>> begin

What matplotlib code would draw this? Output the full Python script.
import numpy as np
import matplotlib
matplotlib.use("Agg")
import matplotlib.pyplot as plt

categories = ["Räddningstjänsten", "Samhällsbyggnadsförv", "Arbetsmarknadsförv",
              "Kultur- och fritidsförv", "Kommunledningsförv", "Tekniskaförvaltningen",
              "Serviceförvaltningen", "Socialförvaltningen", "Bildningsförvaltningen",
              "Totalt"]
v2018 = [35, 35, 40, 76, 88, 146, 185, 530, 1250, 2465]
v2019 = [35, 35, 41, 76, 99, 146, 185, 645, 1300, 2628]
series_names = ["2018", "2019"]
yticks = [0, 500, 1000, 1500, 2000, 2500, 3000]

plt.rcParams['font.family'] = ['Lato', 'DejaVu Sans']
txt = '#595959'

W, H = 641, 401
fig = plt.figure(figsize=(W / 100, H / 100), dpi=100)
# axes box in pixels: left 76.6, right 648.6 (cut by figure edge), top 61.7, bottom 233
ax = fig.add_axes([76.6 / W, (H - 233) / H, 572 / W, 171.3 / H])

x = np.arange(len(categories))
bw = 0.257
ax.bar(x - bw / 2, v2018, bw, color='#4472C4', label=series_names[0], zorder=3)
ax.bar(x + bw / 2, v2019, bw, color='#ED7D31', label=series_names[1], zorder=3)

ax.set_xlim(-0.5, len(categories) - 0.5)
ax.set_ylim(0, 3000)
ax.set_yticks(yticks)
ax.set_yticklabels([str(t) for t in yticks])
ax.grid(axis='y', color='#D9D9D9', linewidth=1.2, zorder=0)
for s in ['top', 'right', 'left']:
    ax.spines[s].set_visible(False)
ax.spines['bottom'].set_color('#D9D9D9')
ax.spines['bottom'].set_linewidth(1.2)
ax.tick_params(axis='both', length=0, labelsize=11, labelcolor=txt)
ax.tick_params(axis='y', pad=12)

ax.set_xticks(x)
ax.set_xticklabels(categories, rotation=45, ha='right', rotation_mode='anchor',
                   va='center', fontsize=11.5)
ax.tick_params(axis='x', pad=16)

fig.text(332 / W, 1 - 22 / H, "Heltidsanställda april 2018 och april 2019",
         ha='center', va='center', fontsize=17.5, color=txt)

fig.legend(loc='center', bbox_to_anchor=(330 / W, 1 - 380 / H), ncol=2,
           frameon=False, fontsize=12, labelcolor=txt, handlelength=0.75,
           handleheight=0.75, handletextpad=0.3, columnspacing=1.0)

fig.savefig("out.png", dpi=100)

>> end

▶ TASK INSTRUCTIONS
Reproduce verbatim only this range: the first line of the material through the line that contains "ha='center', va='center', fontsize=17.5, color=txt)", inclusive.

▶ COMPLETED EXERCISE
What matplotlib code would draw this? Output the full Python script.
import numpy as np
import matplotlib
matplotlib.use("Agg")
import matplotlib.pyplot as plt

categories = ["Räddningstjänsten", "Samhällsbyggnadsförv", "Arbetsmarknadsförv",
              "Kultur- och fritidsförv", "Kommunledningsförv", "Tekniskaförvaltningen",
              "Serviceförvaltningen", "Socialförvaltningen", "Bildningsförvaltningen",
              "Totalt"]
v2018 = [35, 35, 40, 76, 88, 146, 185, 530, 1250, 2465]
v2019 = [35, 35, 41, 76, 99, 146, 185, 645, 1300, 2628]
series_names = ["2018", "2019"]
yticks = [0, 500, 1000, 1500, 2000, 2500, 3000]

plt.rcParams['font.family'] = ['Lato', 'DejaVu Sans']
txt = '#595959'

W, H = 641, 401
fig = plt.figure(figsize=(W / 100, H / 100), dpi=100)
# axes box in pixels: left 76.6, right 648.6 (cut by figure edge), top 61.7, bottom 233
ax = fig.add_axes([76.6 / W, (H - 233) / H, 572 / W, 171.3 / H])

x = np.arange(len(categories))
bw = 0.257
ax.bar(x - bw / 2, v2018, bw, color='#4472C4', label=series_names[0], zorder=3)
ax.bar(x + bw / 2, v2019, bw, color='#ED7D31', label=series_names[1], zorder=3)

ax.set_xlim(-0.5, len(categories) - 0.5)
ax.set_ylim(0, 3000)
ax.set_yticks(yticks)
ax.set_yticklabels([str(t) for t in yticks])
ax.grid(axis='y', color='#D9D9D9', linewidth=1.2, zorder=0)
for s in ['top', 'right', 'left']:
    ax.spines[s].set_visible(False)
ax.spines['bottom'].set_color('#D9D9D9')
ax.spines['bottom'].set_linewidth(1.2)
ax.tick_params(axis='both', length=0, labelsize=11, labelcolor=txt)
ax.tick_params(axis='y', pad=12)

ax.set_xticks(x)
ax.set_xticklabels(categories, rotation=45, ha='right', rotation_mode='anchor',
                   va='center', fontsize=11.5)
ax.tick_params(axis='x', pad=16)

fig.text(332 / W, 1 - 22 / H, "Heltidsanställda april 2018 och april 2019",
         ha='center', va='center', fontsize=17.5, color=txt)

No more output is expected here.